UPDATE (4/21): The ACLU has just announced that the Supreme Court has declined to hear the case, the appeals process has effectively ended, and thus the Appeals Court ruling against the drug-testing policy remains the final word. We’ll continue tracking the issue to see whether the court rulings affect similar policies proposed in other states:
Today, the United States Supreme Court announced that it will not hear an appeal from Florida Governor Rick Scott seeking to overturn an 11th Circuit Court decision that declared unconstitutional the Governor’s Executive Order mandating that state employees in the Governor’s purview submit to suspicionless urinalysis….
The latest in a series of victories for privacy rights in the state’s costly legal battles in defense of unconstitutional drug testing programs under the Scott administration, the Supreme Court declined to grant Gov. Scott’s petition for writ of certiorari, leaving in place an appeals court decision that the state cannot subject all employees to mandatory urinalysis. Today’s decision by the nation’s highest court effectively ends the appeals process for the Governor’s Executive Order for across-the-board testing.
Read more about the case on the ACLU of Florida’s site.
It might seem reasonable that Florida’s governor Rick Scott wants to ensure all state agencies are drug-free workplaces; after all, why would you want your taxpayer money going to support the habit of some stoned, slothful bureaucrat? But what is the state really asking for when it demands that each public servant pee in a cup?
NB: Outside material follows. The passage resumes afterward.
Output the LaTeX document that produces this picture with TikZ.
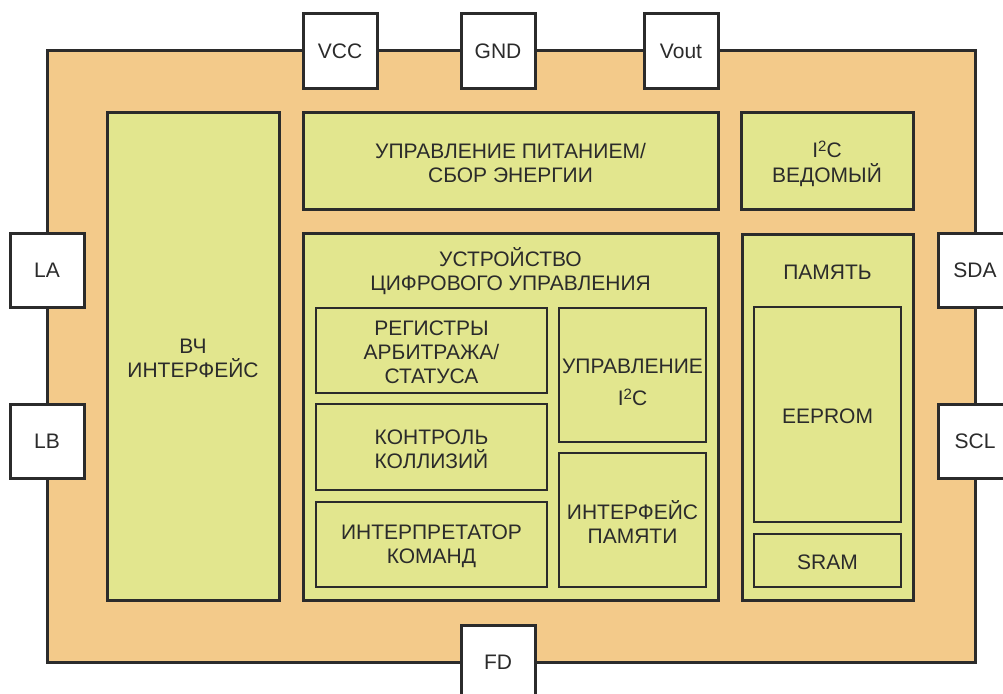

When Governor Scott issued an executive order for mandatory drug testing across the state’s entire public workforce in March 2011, the political logic seemed straightforward: “the State, as an employer, has an obligation to maintain discipline, health, and safety in the workplace.” But underlying that seeming moral obligation are some questionable social assumptions. What does a positive test mean when your economic fate hinges on the result? What kind of “discipline” is maintained by subjugating bodily privacy in the name of “public safety”?
Today the Supreme Court is weighing the constitutional question the policy has evoked: When your boss is the state, can the “drug-free workplace” be a Fourth Amendment free zone?
The Supreme Court is considering whether to take up Scott v. American Federation of State, County and Municipal Employees Council (AFSCME) 79, to review whether the state can legitimately administer “drug testing in the absence of reasonable suspicion of drug use,” based on the state’s interest in ensuring a drug-free workplace for 85,000 state employees and applicants for state jobs.